Problem requirements: Skip any picture you find and retype all the remaining lines exactly.
--------------------------------------------------
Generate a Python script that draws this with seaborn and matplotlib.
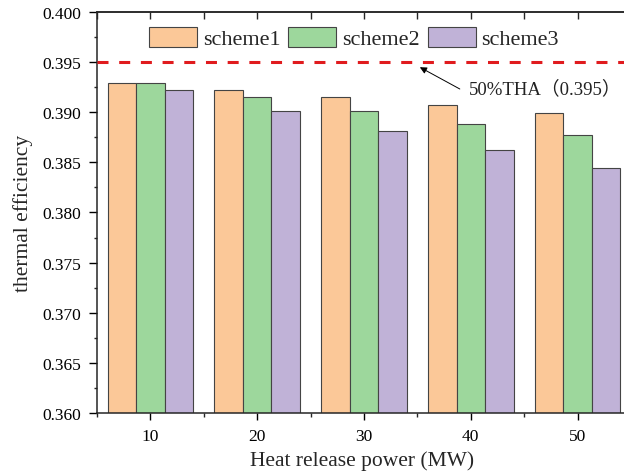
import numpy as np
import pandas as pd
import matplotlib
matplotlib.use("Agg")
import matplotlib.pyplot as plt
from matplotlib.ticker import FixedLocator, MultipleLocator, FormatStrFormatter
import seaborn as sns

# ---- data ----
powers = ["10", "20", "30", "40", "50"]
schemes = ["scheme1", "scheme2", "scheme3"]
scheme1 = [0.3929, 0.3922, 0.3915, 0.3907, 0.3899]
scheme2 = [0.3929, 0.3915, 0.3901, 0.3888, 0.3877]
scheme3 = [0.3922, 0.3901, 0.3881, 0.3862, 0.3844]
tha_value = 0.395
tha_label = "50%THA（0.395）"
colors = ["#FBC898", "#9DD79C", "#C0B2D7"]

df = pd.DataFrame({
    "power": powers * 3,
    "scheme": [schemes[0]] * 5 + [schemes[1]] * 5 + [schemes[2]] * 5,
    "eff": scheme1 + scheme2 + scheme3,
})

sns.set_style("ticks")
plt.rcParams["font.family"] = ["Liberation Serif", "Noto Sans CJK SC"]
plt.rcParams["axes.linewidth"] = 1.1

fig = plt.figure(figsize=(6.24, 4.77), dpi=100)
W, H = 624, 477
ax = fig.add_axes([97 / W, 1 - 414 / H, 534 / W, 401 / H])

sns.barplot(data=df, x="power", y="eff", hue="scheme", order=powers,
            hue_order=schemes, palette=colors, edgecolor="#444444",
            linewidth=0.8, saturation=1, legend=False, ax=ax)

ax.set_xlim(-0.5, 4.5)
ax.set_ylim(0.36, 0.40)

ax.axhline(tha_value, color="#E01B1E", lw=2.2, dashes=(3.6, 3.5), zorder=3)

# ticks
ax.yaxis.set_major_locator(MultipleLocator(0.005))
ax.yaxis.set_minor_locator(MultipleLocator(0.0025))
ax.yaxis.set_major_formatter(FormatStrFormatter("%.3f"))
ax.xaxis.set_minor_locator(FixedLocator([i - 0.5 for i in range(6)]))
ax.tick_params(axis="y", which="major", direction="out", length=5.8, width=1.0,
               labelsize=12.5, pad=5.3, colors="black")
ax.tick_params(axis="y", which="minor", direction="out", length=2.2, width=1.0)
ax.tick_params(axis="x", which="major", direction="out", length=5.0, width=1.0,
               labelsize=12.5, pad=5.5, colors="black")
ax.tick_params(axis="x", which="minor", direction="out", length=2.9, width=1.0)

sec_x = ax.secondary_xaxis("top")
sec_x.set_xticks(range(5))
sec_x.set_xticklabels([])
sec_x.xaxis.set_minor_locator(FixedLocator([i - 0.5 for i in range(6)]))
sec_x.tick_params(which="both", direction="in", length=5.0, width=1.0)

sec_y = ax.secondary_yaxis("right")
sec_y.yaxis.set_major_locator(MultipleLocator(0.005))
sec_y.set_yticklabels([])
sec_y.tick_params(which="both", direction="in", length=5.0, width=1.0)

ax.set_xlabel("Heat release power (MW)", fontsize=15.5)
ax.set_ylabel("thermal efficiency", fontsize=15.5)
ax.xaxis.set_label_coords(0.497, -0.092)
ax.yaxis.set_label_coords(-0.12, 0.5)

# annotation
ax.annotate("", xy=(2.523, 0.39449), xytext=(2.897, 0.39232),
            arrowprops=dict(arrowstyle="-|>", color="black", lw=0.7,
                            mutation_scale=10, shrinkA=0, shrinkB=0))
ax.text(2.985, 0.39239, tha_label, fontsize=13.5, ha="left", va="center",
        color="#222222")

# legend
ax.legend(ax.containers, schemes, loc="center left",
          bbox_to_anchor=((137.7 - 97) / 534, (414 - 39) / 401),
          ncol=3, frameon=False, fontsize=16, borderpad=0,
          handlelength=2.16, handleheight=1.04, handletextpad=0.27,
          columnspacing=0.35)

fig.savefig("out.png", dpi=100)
--------------------------------------------------
Expected answer:
Generate a Python script that draws this with seaborn and matplotlib.
import numpy as np
import pandas as pd
import matplotlib
matplotlib.use("Agg")
import matplotlib.pyplot as plt
from matplotlib.ticker import FixedLocator, MultipleLocator, FormatStrFormatter
import seaborn as sns

# ---- data ----
powers = ["10", "20", "30", "40", "50"]
schemes = ["scheme1", "scheme2", "scheme3"]
scheme1 = [0.3929, 0.3922, 0.3915, 0.3907, 0.3899]
scheme2 = [0.3929, 0.3915, 0.3901, 0.3888, 0.3877]
scheme3 = [0.3922, 0.3901, 0.3881, 0.3862, 0.3844]
tha_value = 0.395
tha_label = "50%THA（0.395）"
colors = ["#FBC898", "#9DD79C", "#C0B2D7"]

df = pd.DataFrame({
    "power": powers * 3,
    "scheme": [schemes[0]] * 5 + [schemes[1]] * 5 + [schemes[2]] * 5,
    "eff": scheme1 + scheme2 + scheme3,
})

sns.set_style("ticks")
plt.rcParams["font.family"] = ["Liberation Serif", "Noto Sans CJK SC"]
plt.rcParams["axes.linewidth"] = 1.1

fig = plt.figure(figsize=(6.24, 4.77), dpi=100)
W, H = 624, 477
ax = fig.add_axes([97 / W, 1 - 414 / H, 534 / W, 401 / H])

sns.barplot(data=df, x="power", y="eff", hue="scheme", order=powers,
            hue_order=schemes, palette=colors, edgecolor="#444444",
            linewidth=0.8, saturation=1, legend=False, ax=ax)

ax.set_xlim(-0.5, 4.5)
ax.set_ylim(0.36, 0.40)

ax.axhline(tha_value, color="#E01B1E", lw=2.2, dashes=(3.6, 3.5), zorder=3)

# ticks
ax.yaxis.set_major_locator(MultipleLocator(0.005))
ax.yaxis.set_minor_locator(MultipleLocator(0.0025))
ax.yaxis.set_major_formatter(FormatStrFormatter("%.3f"))
ax.xaxis.set_minor_locator(FixedLocator([i - 0.5 for i in range(6)]))
ax.tick_params(axis="y", which="major", direction="out", length=5.8, width=1.0,
               labelsize=12.5, pad=5.3, colors="black")
ax.tick_params(axis="y", which="minor", direction="out", length=2.2, width=1.0)
ax.tick_params(axis="x", which="major", direction="out", length=5.0, width=1.0,
               labelsize=12.5, pad=5.5, colors="black")
ax.tick_params(axis="x", which="minor", direction="out", length=2.9, width=1.0)

sec_x = ax.secondary_xaxis("top")
sec_x.set_xticks(range(5))
sec_x.set_xticklabels([])
sec_x.xaxis.set_minor_locator(FixedLocator([i - 0.5 for i in range(6)]))
sec_x.tick_params(which="both", direction="in", length=5.0, width=1.0)

sec_y = ax.secondary_yaxis("right")
sec_y.yaxis.set_major_locator(MultipleLocator(0.005))
sec_y.set_yticklabels([])
sec_y.tick_params(which="both", direction="in", length=5.0, width=1.0)

ax.set_xlabel("Heat release power (MW)", fontsize=15.5)
ax.set_ylabel("thermal efficiency", fontsize=15.5)
ax.xaxis.set_label_coords(0.497, -0.092)
ax.yaxis.set_label_coords(-0.12, 0.5)

# annotation
ax.annotate("", xy=(2.523, 0.39449), xytext=(2.897, 0.39232),
            arrowprops=dict(arrowstyle="-|>", color="black", lw=0.7,
                            mutation_scale=10, shrinkA=0, shrinkB=0))
ax.text(2.985, 0.39239, tha_label, fontsize=13.5, ha="left", va="center",
        color="#222222")

# legend
ax.legend(ax.containers, schemes, loc="center left",
          bbox_to_anchor=((137.7 - 97) / 534, (414 - 39) / 401),
          ncol=3, frameon=False, fontsize=16, borderpad=0,
          handlelength=2.16, handleheight=1.04, handletextpad=0.27,
          columnspacing=0.35)

fig.savefig("out.png", dpi=100)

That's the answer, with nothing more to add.